A web search for quotations on waiting, part of my topic for Sunday’s sermon, led me to a philosopher named Anna Callender Brackett who has now grabbed my interest. Brackett was a teacher, educator, traveling lecturer, and translator, and her area of philosophy was one of my passions, philosophy of education. She was also an early feminist, promoting education for girls and women, becoming the first woman appointed principal of a secondary school in the United States, and reinterpreting Hegel to value a life of the mind for women as well as for men (interesting to see that turn-of-the-century St. Louis had a Hegelian school–or am I just revealing my “everything intellectually interesting happens on the coasts” bias?). Wikipedia doesn’t have an entry on her–yet.

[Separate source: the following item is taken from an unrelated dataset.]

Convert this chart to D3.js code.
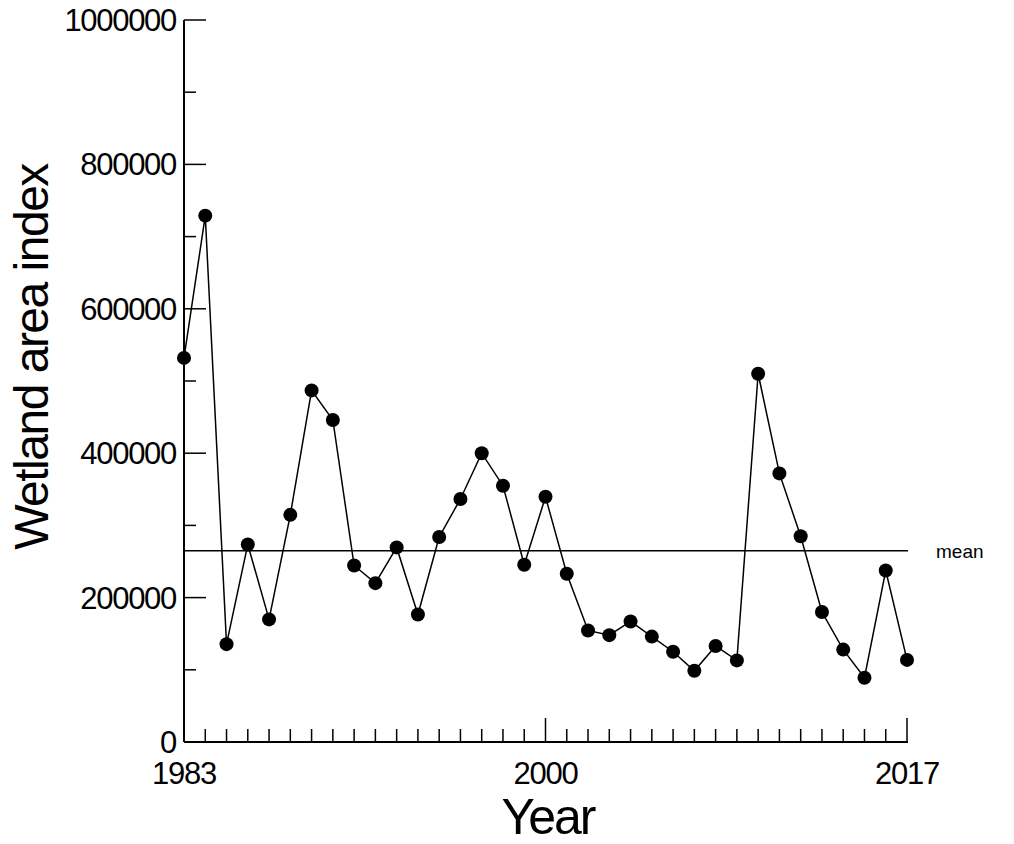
<!DOCTYPE html>
<html><head><meta charset="utf-8">
<script src="https://cdn.jsdelivr.net/npm/d3@7"></script>
<style>body{margin:0;background:#fff}text{font-family:"Liberation Sans",Arial,sans-serif}</style>
</head><body><div id="vis-container"></div>
<script>
const years = d3.range(1983, 2018);
const wetland = [532000, 729000, 135500, 273600, 169800, 314600, 487000, 446000, 244500, 220000,
    269500, 176500, 284000, 336600, 400000, 355000, 245500, 339600, 233000, 154500,
    148000, 167000, 146000, 125000, 98600, 133000, 113000, 510000, 372000, 285000,
    180000, 128000, 89000, 237500, 113700];
const meanValue = 265000;
const yTicks = [0, 200000, 400000, 600000, 800000, 1000000];
const xLabels = [1983, 2000, 2017];

const svg = d3.select("#vis-container").append("svg")
    .attr("width", 1014).attr("height", 844);

const x = d3.scaleLinear().domain([1983, 2017]).range([184, 907]);
const y = d3.scaleLinear().domain([0, 1000000]).range([742, 20]);

// y axis
svg.append("line").attr("x1", 184).attr("x2", 184).attr("y1", 20).attr("y2", 742)
    .attr("stroke", "#000").attr("stroke-width", 2);
svg.selectAll(".ytick").data(d3.range(0, 1000001, 100000)).enter().append("line")
    .attr("x1", 184).attr("x2", d => d % 200000 === 0 ? 206 : 196)
    .attr("y1", d => y(d)).attr("y2", d => y(d))
    .attr("stroke", "#000").attr("stroke-width", 1.5);
svg.selectAll(".ylab").data(yTicks).enter().append("text")
    .attr("x", 176).attr("y", d => y(d) + 11)
    .attr("text-anchor", "end").attr("font-size", 31).attr("letter-spacing", -1.3).text(d => d);

// x axis
svg.append("line").attr("x1", 184).attr("x2", 908).attr("y1", 742).attr("y2", 742)
    .attr("stroke", "#000").attr("stroke-width", 2);
svg.selectAll(".xtick").data(years).enter().append("line")
    .attr("x1", d => x(d)).attr("x2", d => x(d))
    .attr("y1", 742).attr("y2", d => (d === 2000 || d === 2017) ? 718 : 729)
    .attr("stroke", "#000").attr("stroke-width", 1.5);
svg.selectAll(".xlab").data(xLabels).enter().append("text")
    .attr("x", d => x(d)).attr("y", 784)
    .attr("text-anchor", "middle").attr("font-size", 31).attr("letter-spacing", -1.3).text(d => d);

svg.append("text").attr("x", 548).attr("y", 834).attr("text-anchor", "middle")
    .attr("font-size", 50).attr("letter-spacing", -2).text("Year");
svg.append("text").attr("transform", "translate(48,357) rotate(-90)")
    .attr("text-anchor", "middle").attr("font-size", 48).attr("letter-spacing", -1.5).text("Wetland area index");

// mean
svg.append("line").attr("x1", 184).attr("x2", 908).attr("y1", y(meanValue)).attr("y2", y(meanValue))
    .attr("stroke", "#000").attr("stroke-width", 1.5);
svg.append("text").attr("x", 936).attr("y", y(meanValue) + 7).attr("font-size", 19).text("mean");

// series
const pts = years.map((yr, i) => [yr, wetland[i]]);
svg.append("path").datum(pts)
    .attr("d", d3.line().x(d => x(d[0])).y(d => y(d[1])))
    .attr("fill", "none").attr("stroke", "#000").attr("stroke-width", 1.5);
svg.selectAll(".dot").data(pts).enter().append("circle")
    .attr("cx", d => x(d[0])).attr("cy", d => y(d[1])).attr("r", 7).attr("fill", "#000");
</script></body></html>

According to Women-Philosophers.com, Brackett had a female life partner (Ida Eliot). Not only did they run a girls’ school together, they also adopted two children, the first in 1873. Cool. I’m expecting to discover any moment now that she was a Unitarian too.

I kid, but seriously, how does one discover such a thing? The compilers of the Unitarian Universalist Biographical Dictionary could give me some tips, no doubt. Search the archives of the churches in the places she lived, sure, but I’m looking for something I can do from my desk chair. She gave a lecture on Margaret Fuller and wrote an obituary for Maria Mitchell, but so many prominent women of the 19th century were Unitarians that that’s barely suggestive. Brackett’s own obituary doesn’t mention her religious affiliation, if any; her funeral was held in Linden Park, New Jersey, where we may have had a congregation once, but don’t today. “Was she or wasn’t she?” would be a fun detective project, and along the way I could learn more about her philosophy and see what I think of it, but I will probably just do the latter without fussing about whether she was a sister Unitarian.

At the moment, I’m not even sure how she spelled her middle name; the Times says -der, the Women Philosophers site says -dar but is very typo-ridden. But thanks to Google Books, I’m reading her The Technique of Rest under the rationalization “context for Sunday’s reading.”